How Does the Roku Work?

The Roku is a pretty simple streaming device. Depending on which device you get, the device will either look like a USB drive that fits into your television’s HDMI port or it will look like a slightly more refined cable set-top box. The device supports a number of apps (or “channels” in Roku parlance) that support streaming content from the internet to your television. Channels include everything from internet standards like Youtube to set-top standards like HBO and Showtime. For standard internet streaming services like Youtube, every user will have standard access to content after installing the channel. For cable stations that offer a Roku channel (like HBO, Showtime, CNN, and others), the channel will require you to use your television cable/satellite provider’s credentials before you receive standard access. Without those credentials, the channels will have very limited content options. In other words, if you’re a “cord-cutter,” some of the Roku’s channels will be severely limited. Having said that, credentials from more flexible services like Sling TV will also work with these apps if you have general access to the channel using that service.

Obviously, due to how the Roku works, the device will need to have access to your internet. Additionally, none of the devices (except the Ultra) offer an ethernet port, so you’ll need a wi-fi network in your home that can support the bandwidth for streaming.

Is the Roku Worth It?

Yes. Whether you chose the Roku, a Chromecast, or an Amazon Fire Stick, the feature-set of these streaming sticks is pretty compelling. In my particular case, the Roku is replacing a Playstation 3. The Playstation 3, when browsing Youtube, uses a whopping 180w of power per hour. The Roku uses 3-4w. So in addition to any advantages offered by the feature-set of the Roku, it’s an immediate savings of about $20 a year just in power usage costs. This first device will be attached to a television that doesn’t support 4k resolution, so the slightly cheaper 1080p streamer is more than sufficient. With the entry-level Roku Streaming Stick costing less than $40, there is at least a compelling power-efficiency reason to upgrade legacy devices. These streaming sticks are super efficient when it comes to power usage, and you aren’t likely to find a device that sips power better (whether you chose the Roku, a Chromecast, or an Amazon Fire Stick). For most of these devices, you won’t even need to plug the device into the wall since they can pull all of the power necessary from any USB port on your television.

Comparing Roku Devices

Perhaps the most complicated part of buying a Roku is figuring out which model you actually need. Roku’s official product page currently lists five different products. If you go to Amazon, however, you’ll find an entire page of Roku devices. In my opinion, however, the answer for which Roku device is appropriate is fairly easy:

  1. Do you not have an HDMI port on your television? Then you probably want the Roku Express+ (model 3910)
  2. Do you have an HDMI port and a 1080p television? Then you probably want the Roku Streaming Stick (model 3800)
  3. Do you have an HDMI port and a 4k television? Then you’ll want the Roku Streaming Stick+ (model 3810)
  4. Lastly, do you find that the Roku devices just don’t have enough options and features? Then you should look at the Roku Ultra and then buy something else – there are too many other good devices in that price range, and the Ultra just isn’t compelling.
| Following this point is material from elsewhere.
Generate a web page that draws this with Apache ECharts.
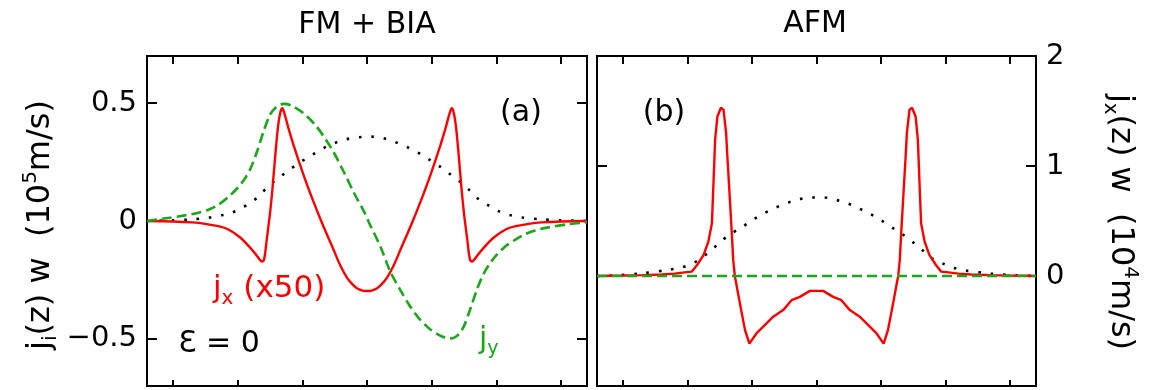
<!DOCTYPE html>
<html>
<head>
<meta charset="utf-8">
<title>FM + BIA / AFM</title>
<script src="https://cdn.jsdelivr.net/npm/echarts@6/dist/echarts.min.js"></script>
<style>
html, body { margin: 0; padding: 0; background: #fff; }
#chart { width: 1160px; height: 390px; }
</style>
</head>
<body>
<div id="chart"></div>
<script>
// panel (a) FM + BIA, left axis units 10^5 m/s
var zMagA = [-34, -30, -27, -24.5, -22.5, -21, -19.3, -17.6, -16.25, -14.85, -13.3, -11.76, -10.17, -8.5, -6.8, -5.06, -3.2, -1.3, 0.6, 2.56, 4.37, 6.18, 7.87, 9.52, 11.17, 12.77, 14.3, 15.7, 17.1, 18.7, 20.3, 22, 24, 27, 30, 34];
var magA = [0, 0.003, 0.007, 0.014, 0.024, 0.034, 0.056, 0.084, 0.12, 0.157, 0.19, 0.222, 0.252, 0.28, 0.308, 0.33, 0.347, 0.355, 0.358, 0.351, 0.335, 0.314, 0.29, 0.262, 0.233, 0.2, 0.169, 0.134, 0.096, 0.067, 0.042, 0.026, 0.015, 0.007, 0.003, 0];

var zJyA = [-34, -31, -28, -26, -24.5, -23, -21.5, -20, -19, -18, -17, -16, -15, -14.2, -13.4, -12.8, -11.6, -9.8, -8, -6.5, -5.2, -3.6, -2.1, -0.5, 0.5, 2.1, 3.6, 5.2, 6.5, 8, 9.8, 11.6, 12.8, 13.4, 14.2, 15, 16, 17, 18, 19, 20, 21.5, 23, 24.5, 26, 28, 31, 34];
var jyA = [0, 0.012, 0.024, 0.035, 0.048, 0.068, 0.1, 0.14, 0.175, 0.223, 0.294, 0.379, 0.45, 0.479, 0.494, 0.497, 0.489, 0.457, 0.408, 0.351, 0.294, 0.209, 0.124, 0.042, -0.018, -0.11, -0.215, -0.295, -0.355, -0.412, -0.46, -0.49, -0.498, -0.496, -0.48, -0.445, -0.37, -0.29, -0.225, -0.18, -0.145, -0.105, -0.078, -0.055, -0.04, -0.027, -0.014, -0.006];

var zJxA = [-34, -30, -27, -25, -23, -21.5, -19.6, -18, -17, -16.6, -16.25, -15.9, -15.5, -15, -14.6, -14.2, -13.75, -13.4, -13.1, -12.8, -12.2, -11.35, -9.8, -8.26, -7, -5.2, -4.1, -3.1, -2.2, -1.5, -0.7, 0, 0.7, 1.5, 2.2, 3.1, 4.1, 5.2, 7, 8.26, 9.8, 11.35, 12.2, 12.8, 13.1, 13.4, 13.75, 14.2, 14.6, 15, 15.5, 15.9, 16.25, 16.6, 17, 18, 19.6, 21.5, 23, 25, 27, 30, 34];
var jxA = [0, -0.002, -0.006, -0.012, -0.022, -0.035, -0.07, -0.115, -0.148, -0.163, -0.172, -0.162, -0.08, 0.03, 0.14, 0.27, 0.4, 0.46, 0.479, 0.46, 0.4, 0.322, 0.195, 0.081, -0.005, -0.12, -0.19, -0.24, -0.27, -0.286, -0.295, -0.297, -0.295, -0.286, -0.27, -0.24, -0.19, -0.12, -0.005, 0.081, 0.195, 0.322, 0.4, 0.46, 0.479, 0.46, 0.4, 0.27, 0.14, 0.03, -0.08, -0.162, -0.172, -0.163, -0.148, -0.115, -0.07, -0.035, -0.022, -0.012, -0.006, -0.002, 0];

// panel (b) AFM, right axis units 10^4 m/s
var zMagB = [-34, -31, -27, -23, -21, -19.2, -17.6, -16.1, -14.7, -13.15, -11.44, -9.8, -8.14, -6.39, -4.64, -2.78, -0.87, 1.09, 2.99, 4.85, 6.6, 8.36, 10.06, 11.7, 13.3, 14.9, 16.3, 17.8, 19.5, 21.2, 23, 27, 31, 34];
var magB = [0, 0.005, 0.025, 0.055, 0.077, 0.114, 0.174, 0.244, 0.32, 0.387, 0.447, 0.514, 0.569, 0.62, 0.662, 0.696, 0.714, 0.714, 0.692, 0.66, 0.614, 0.562, 0.505, 0.441, 0.38, 0.31, 0.24, 0.164, 0.115, 0.075, 0.05, 0.022, 0.006, 0];

var zJxB = [-34, -30, -27, -24, -22, -20.1, -19.3, -18.5, -17.5, -16.76, -16.2, -16, -15.7, -15.35, -14.8, -14.4, -14, -13.8, -13.5, -13.15, -12.9, -12.65, -11.86, -11.08, -10.4, -9.28, -8.25, -6.7, -5.16, -3.86, -2.58, -1.03, 1.03, 2.58, 3.86, 5.16, 6.7, 8.25, 9.28, 10.4, 11.08, 11.86, 12.65, 12.9, 13.15, 13.5, 13.8, 14, 14.4, 14.8, 15.35, 15.7, 16, 16.2, 16.76, 17.5, 18.5, 19.3, 20.1, 22, 24, 27, 30, 34];
var jxB = [0, 0.004, 0.008, 0.014, 0.022, 0.035, 0.04, 0.1, 0.19, 0.31, 0.48, 0.78, 1.24, 1.45, 1.53, 1.51, 1.3, 1.08, 0.78, 0.42, 0.144, 0, -0.25, -0.49, -0.615, -0.52, -0.46, -0.37, -0.31, -0.22, -0.19, -0.135, -0.135, -0.19, -0.22, -0.31, -0.37, -0.46, -0.52, -0.615, -0.49, -0.25, 0, 0.144, 0.42, 0.78, 1.08, 1.3, 1.51, 1.53, 1.45, 1.24, 0.78, 0.48, 0.31, 0.19, 0.1, 0.04, 0.035, 0.022, 0.014, 0.008, 0.004, 0];

var zJyB = [-34, 34];
var jyB = [0, 0];

// ticks and labels
var zTicks = [-30, -20, -10, 0, 10, 20, 30];
var yTicksA = [-0.5, 0, 0.5];
var yTicksB = [-1, 0, 1, 2];
var yLabelsB = [0, 1, 2];

var FONT = 'DejaVu Sans';
var RED = '#ff0000';
var GREEN = '#18a818';

function pairs(xs, ys) {
    var out = [];
    for (var i = 0; i < xs.length; i++) {
        out.push([xs[i], ys[i]]);
    }
    return out;
}

function fmt(v) {
    if (v === 0) return '0';
    return v < 0 ? '\u2212' + Math.abs(v) : String(v);
}

function xAx(grid, pos, len) {
    return {
        type: 'value', gridIndex: grid, position: pos, min: -34, max: 34,
        axisLine: {show: true, onZero: false, lineStyle: {color: '#000', width: 2}},
        axisTick: {show: true, inside: true, length: len, customValues: zTicks, lineStyle: {color: '#000', width: 2}},
        axisLabel: {show: false},
        splitLine: {show: false}
    };
}

function yAx(grid, pos, min, max, ticks, labels) {
    return {
        type: 'value', gridIndex: grid, position: pos, min: min, max: max,
        axisLine: {show: true, onZero: false, lineStyle: {color: '#000', width: 2}},
        axisTick: {show: true, inside: true, length: 10, customValues: ticks, lineStyle: {color: '#000', width: 2}},
        axisLabel: labels ? {
            show: true, customValues: labels, margin: 10, formatter: fmt,
            color: '#000', fontFamily: FONT, fontSize: 29
        } : {show: false},
        splitLine: {show: false}
    };
}

function richSet(color, size) {
    var small = Math.round(size * 0.63);
    return {
        n: {fontSize: size, fontFamily: FONT, lineHeight: size + 8, fill: color},
        sub: {fontSize: small, fontFamily: FONT, lineHeight: small + 2, verticalAlign: 'bottom', fill: color},
        sup: {fontSize: small, fontFamily: FONT, lineHeight: small + 2, verticalAlign: 'top', fill: color}
    };
}

function label(x, y, text, color, align, rotation, size) {
    size = size || 30;
    return {
        type: 'text', x: x, y: y, rotation: rotation || 0, silent: true,
        style: {
            text: text, rich: richSet(color, size), fill: color,
            fontFamily: FONT, fontSize: size,
            align: align || 'center', verticalAlign: 'middle'
        }
    };
}

var chart = echarts.init(document.getElementById('chart'));
var option = {
    animation: false,
    backgroundColor: '#fff',
    grid: [
        {left: 147, top: 56, width: 440, height: 330, outerBoundsMode: 'none'},
        {left: 597, top: 56, width: 439, height: 330, outerBoundsMode: 'none'}
    ],
    xAxis: [
        xAx(0, 'bottom', 6), xAx(0, 'top', 8),
        xAx(1, 'bottom', 6), xAx(1, 'top', 8)
    ],
    yAxis: [
        yAx(0, 'left', -0.7, 0.7, yTicksA, yTicksA),
        yAx(0, 'right', -0.7, 0.7, yTicksA, null),
        yAx(1, 'left', -1, 2, yTicksB, null),
        yAx(1, 'right', -1, 2, yTicksB, yLabelsB)
    ],
    series: [
        {type: 'line', xAxisIndex: 0, yAxisIndex: 0, data: pairs(zMagA, magA), symbol: 'none', smooth: 0.3,
            lineStyle: {color: '#000', width: 2.6, type: [2.6, 9.8]}},
        {type: 'line', xAxisIndex: 0, yAxisIndex: 0, data: pairs(zJxA, jxA), symbol: 'none', smooth: 0.35,
            lineStyle: {color: RED, width: 2.4}},
        {type: 'line', xAxisIndex: 0, yAxisIndex: 0, data: pairs(zJyA, jyA), symbol: 'none', smooth: 0.3,
            lineStyle: {color: GREEN, width: 2.6, type: [10, 5]}},
        {type: 'line', xAxisIndex: 2, yAxisIndex: 3, data: pairs(zMagB, magB), symbol: 'none', smooth: 0.3,
            lineStyle: {color: '#000', width: 2.6, type: [2.6, 9.8]}},
        {type: 'line', xAxisIndex: 2, yAxisIndex: 3, data: pairs(zJxB, jxB), symbol: 'none', smooth: false,
            lineStyle: {color: RED, width: 2.4}},
        {type: 'line', xAxisIndex: 2, yAxisIndex: 3, data: pairs(zJyB, jyB), symbol: 'none',
            lineStyle: {color: GREEN, width: 2.6, type: [10, 5]}}
    ],
    graphic: [
        label(367, 25, '{n|FM + BIA}', '#000'),
        label(815, 24, '{n|AFM}', '#000'),
        label(521, 113, '{n|(a)}', '#000'),
        label(664, 113, '{n|(b)}', '#000'),
        label(213, 289, '{n|j}{sub|x}{n| (x50)}', RED, 'left', 0, 31),
        label(219, 344, '{n|\u0190 = 0}', '#000'),
        label(479, 340, '{n|j}{sub|y}', GREEN, 'left'),
        label(41, 225, '{n|j}{sub|i}{n|(z) w  (10}{sup|5}{n|m/s)}', '#000', 'center', Math.PI / 2, 32),
        label(1120, 222, '{n|j}{sub|x}{n|(z) w  (10}{sup|4}{n|m/s)}', '#000', 'center', -Math.PI / 2, 32)
    ]
};
chart.setOption(option);
</script>
</body>
</html>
So far, I have no complaints regarding the Roku Device. The device works with Home Assistant, so that platform can be used to integrate the Roku into your smart home setup. Additionally, it’s just a super convenient device for streaming media. More importantly, if you’re like me and you have been using a gaming console for these services, the Roku is substantially more energy efficient, offers a better remote, and has more channels/apps that you can use for media than your gaming system likely provides. It’s just a pretty darn good device.